▸ **EXERCISE**: Omit every picture and return the rest of the data unaltered.

▸ **RECORDED INFORMATION**:

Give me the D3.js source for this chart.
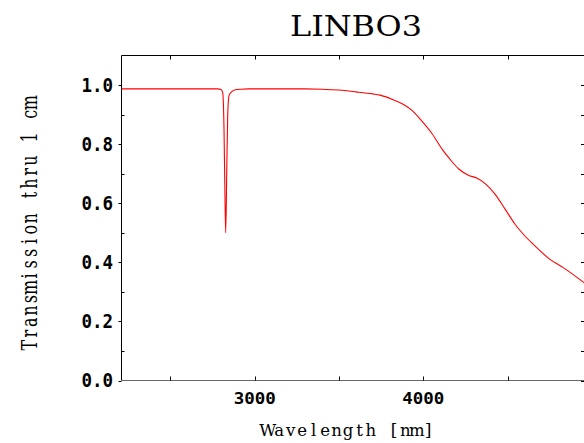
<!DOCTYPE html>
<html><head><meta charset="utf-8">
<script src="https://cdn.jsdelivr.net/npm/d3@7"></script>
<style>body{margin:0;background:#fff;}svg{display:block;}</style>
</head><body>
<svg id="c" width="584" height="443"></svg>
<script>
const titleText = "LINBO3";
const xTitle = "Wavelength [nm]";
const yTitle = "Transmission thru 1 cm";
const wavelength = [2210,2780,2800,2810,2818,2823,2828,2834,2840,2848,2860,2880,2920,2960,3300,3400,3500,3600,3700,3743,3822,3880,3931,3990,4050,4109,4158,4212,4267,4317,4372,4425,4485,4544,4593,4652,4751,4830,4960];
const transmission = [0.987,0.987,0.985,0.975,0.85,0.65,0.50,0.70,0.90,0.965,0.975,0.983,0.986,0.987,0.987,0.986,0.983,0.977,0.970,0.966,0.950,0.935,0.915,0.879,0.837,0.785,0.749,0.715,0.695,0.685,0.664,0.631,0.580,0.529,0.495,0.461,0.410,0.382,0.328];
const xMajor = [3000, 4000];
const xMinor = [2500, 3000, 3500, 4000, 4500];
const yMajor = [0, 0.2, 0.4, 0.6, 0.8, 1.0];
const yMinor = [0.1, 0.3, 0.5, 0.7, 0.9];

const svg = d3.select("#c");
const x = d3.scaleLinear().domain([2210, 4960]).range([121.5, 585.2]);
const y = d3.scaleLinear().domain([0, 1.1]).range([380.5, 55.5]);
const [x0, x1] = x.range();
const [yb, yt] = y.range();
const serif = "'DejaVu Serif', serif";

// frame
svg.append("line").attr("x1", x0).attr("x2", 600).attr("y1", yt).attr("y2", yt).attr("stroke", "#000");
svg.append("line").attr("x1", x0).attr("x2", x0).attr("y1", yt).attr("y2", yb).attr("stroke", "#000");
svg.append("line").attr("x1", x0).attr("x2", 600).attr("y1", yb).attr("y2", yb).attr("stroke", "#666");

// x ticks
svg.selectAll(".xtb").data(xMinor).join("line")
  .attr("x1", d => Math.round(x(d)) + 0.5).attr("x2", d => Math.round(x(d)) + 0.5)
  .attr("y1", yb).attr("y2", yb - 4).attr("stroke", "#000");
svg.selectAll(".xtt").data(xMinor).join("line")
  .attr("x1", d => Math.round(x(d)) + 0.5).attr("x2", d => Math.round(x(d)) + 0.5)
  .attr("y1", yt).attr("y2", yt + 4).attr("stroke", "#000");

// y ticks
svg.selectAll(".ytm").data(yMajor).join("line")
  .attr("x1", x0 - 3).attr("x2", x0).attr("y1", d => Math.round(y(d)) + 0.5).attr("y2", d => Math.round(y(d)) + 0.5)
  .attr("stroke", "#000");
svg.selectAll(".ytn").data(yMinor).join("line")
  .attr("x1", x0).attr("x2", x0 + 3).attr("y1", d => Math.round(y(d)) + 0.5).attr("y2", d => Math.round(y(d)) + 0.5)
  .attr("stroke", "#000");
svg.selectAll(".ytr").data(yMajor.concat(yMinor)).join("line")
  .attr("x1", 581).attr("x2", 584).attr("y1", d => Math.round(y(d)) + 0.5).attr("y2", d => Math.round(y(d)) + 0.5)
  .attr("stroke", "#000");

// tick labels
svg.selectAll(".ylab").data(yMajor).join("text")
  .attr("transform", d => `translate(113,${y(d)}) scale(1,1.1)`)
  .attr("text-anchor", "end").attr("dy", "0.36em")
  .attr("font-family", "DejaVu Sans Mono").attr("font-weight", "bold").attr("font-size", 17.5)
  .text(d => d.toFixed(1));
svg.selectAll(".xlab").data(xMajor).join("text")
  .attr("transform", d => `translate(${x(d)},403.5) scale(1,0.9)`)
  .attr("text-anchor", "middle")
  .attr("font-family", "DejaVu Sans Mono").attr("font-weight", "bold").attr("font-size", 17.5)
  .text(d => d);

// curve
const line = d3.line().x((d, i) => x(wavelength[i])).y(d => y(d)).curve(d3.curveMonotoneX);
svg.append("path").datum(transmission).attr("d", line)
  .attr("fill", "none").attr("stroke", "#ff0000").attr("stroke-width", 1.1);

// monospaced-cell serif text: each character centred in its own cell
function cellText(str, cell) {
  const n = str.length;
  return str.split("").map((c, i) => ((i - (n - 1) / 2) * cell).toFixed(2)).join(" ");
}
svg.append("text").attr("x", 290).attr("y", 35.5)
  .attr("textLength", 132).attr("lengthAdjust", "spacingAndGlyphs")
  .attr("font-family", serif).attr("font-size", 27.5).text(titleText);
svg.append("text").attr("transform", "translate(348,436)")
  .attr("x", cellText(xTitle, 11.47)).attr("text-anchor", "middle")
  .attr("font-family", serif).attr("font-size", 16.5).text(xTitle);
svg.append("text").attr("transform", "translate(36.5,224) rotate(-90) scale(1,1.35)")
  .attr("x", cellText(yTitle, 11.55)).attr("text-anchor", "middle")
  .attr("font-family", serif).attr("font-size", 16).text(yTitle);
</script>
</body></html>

▸ **WRITTEN SOLUTION**:
Give me the D3.js source for this chart.
<!DOCTYPE html>
<html><head><meta charset="utf-8">
<script src="https://cdn.jsdelivr.net/npm/d3@7"></script>
<style>body{margin:0;background:#fff;}svg{display:block;}</style>
</head><body>
<svg id="c" width="584" height="443"></svg>
<script>
const titleText = "LINBO3";
const xTitle = "Wavelength [nm]";
const yTitle = "Transmission thru 1 cm";
const wavelength = [2210,2780,2800,2810,2818,2823,2828,2834,2840,2848,2860,2880,2920,2960,3300,3400,3500,3600,3700,3743,3822,3880,3931,3990,4050,4109,4158,4212,4267,4317,4372,4425,4485,4544,4593,4652,4751,4830,4960];
const transmission = [0.987,0.987,0.985,0.975,0.85,0.65,0.50,0.70,0.90,0.965,0.975,0.983,0.986,0.987,0.987,0.986,0.983,0.977,0.970,0.966,0.950,0.935,0.915,0.879,0.837,0.785,0.749,0.715,0.695,0.685,0.664,0.631,0.580,0.529,0.495,0.461,0.410,0.382,0.328];
const xMajor = [3000, 4000];
const xMinor = [2500, 3000, 3500, 4000, 4500];
const yMajor = [0, 0.2, 0.4, 0.6, 0.8, 1.0];
const yMinor = [0.1, 0.3, 0.5, 0.7, 0.9];

const svg = d3.select("#c");
const x = d3.scaleLinear().domain([2210, 4960]).range([121.5, 585.2]);
const y = d3.scaleLinear().domain([0, 1.1]).range([380.5, 55.5]);
const [x0, x1] = x.range();
const [yb, yt] = y.range();
const serif = "'DejaVu Serif', serif";

// frame
svg.append("line").attr("x1", x0).attr("x2", 600).attr("y1", yt).attr("y2", yt).attr("stroke", "#000");
svg.append("line").attr("x1", x0).attr("x2", x0).attr("y1", yt).attr("y2", yb).attr("stroke", "#000");
svg.append("line").attr("x1", x0).attr("x2", 600).attr("y1", yb).attr("y2", yb).attr("stroke", "#666");

// x ticks
svg.selectAll(".xtb").data(xMinor).join("line")
  .attr("x1", d => Math.round(x(d)) + 0.5).attr("x2", d => Math.round(x(d)) + 0.5)
  .attr("y1", yb).attr("y2", yb - 4).attr("stroke", "#000");
svg.selectAll(".xtt").data(xMinor).join("line")
  .attr("x1", d => Math.round(x(d)) + 0.5).attr("x2", d => Math.round(x(d)) + 0.5)
  .attr("y1", yt).attr("y2", yt + 4).attr("stroke", "#000");

// y ticks
svg.selectAll(".ytm").data(yMajor).join("line")
  .attr("x1", x0 - 3).attr("x2", x0).attr("y1", d => Math.round(y(d)) + 0.5).attr("y2", d => Math.round(y(d)) + 0.5)
  .attr("stroke", "#000");
svg.selectAll(".ytn").data(yMinor).join("line")
  .attr("x1", x0).attr("x2", x0 + 3).attr("y1", d => Math.round(y(d)) + 0.5).attr("y2", d => Math.round(y(d)) + 0.5)
  .attr("stroke", "#000");
svg.selectAll(".ytr").data(yMajor.concat(yMinor)).join("line")
  .attr("x1", 581).attr("x2", 584).attr("y1", d => Math.round(y(d)) + 0.5).attr("y2", d => Math.round(y(d)) + 0.5)
  .attr("stroke", "#000");

// tick labels
svg.selectAll(".ylab").data(yMajor).join("text")
  .attr("transform", d => `translate(113,${y(d)}) scale(1,1.1)`)
  .attr("text-anchor", "end").attr("dy", "0.36em")
  .attr("font-family", "DejaVu Sans Mono").attr("font-weight", "bold").attr("font-size", 17.5)
  .text(d => d.toFixed(1));
svg.selectAll(".xlab").data(xMajor).join("text")
  .attr("transform", d => `translate(${x(d)},403.5) scale(1,0.9)`)
  .attr("text-anchor", "middle")
  .attr("font-family", "DejaVu Sans Mono").attr("font-weight", "bold").attr("font-size", 17.5)
  .text(d => d);

// curve
const line = d3.line().x((d, i) => x(wavelength[i])).y(d => y(d)).curve(d3.curveMonotoneX);
svg.append("path").datum(transmission).attr("d", line)
  .attr("fill", "none").attr("stroke", "#ff0000").attr("stroke-width", 1.1);

// monospaced-cell serif text: each character centred in its own cell
function cellText(str, cell) {
  const n = str.length;
  return str.split("").map((c, i) => ((i - (n - 1) / 2) * cell).toFixed(2)).join(" ");
}
svg.append("text").attr("x", 290).attr("y", 35.5)
  .attr("textLength", 132).attr("lengthAdjust", "spacingAndGlyphs")
  .attr("font-family", serif).attr("font-size", 27.5).text(titleText);
svg.append("text").attr("transform", "translate(348,436)")
  .attr("x", cellText(xTitle, 11.47)).attr("text-anchor", "middle")
  .attr("font-family", serif).attr("font-size", 16.5).text(xTitle);
svg.append("text").attr("transform", "translate(36.5,224) rotate(-90) scale(1,1.35)")
  .attr("x", cellText(yTitle, 11.55)).attr("text-anchor", "middle")
  .attr("font-family", serif).attr("font-size", 16).text(yTitle);
</script>
</body></html>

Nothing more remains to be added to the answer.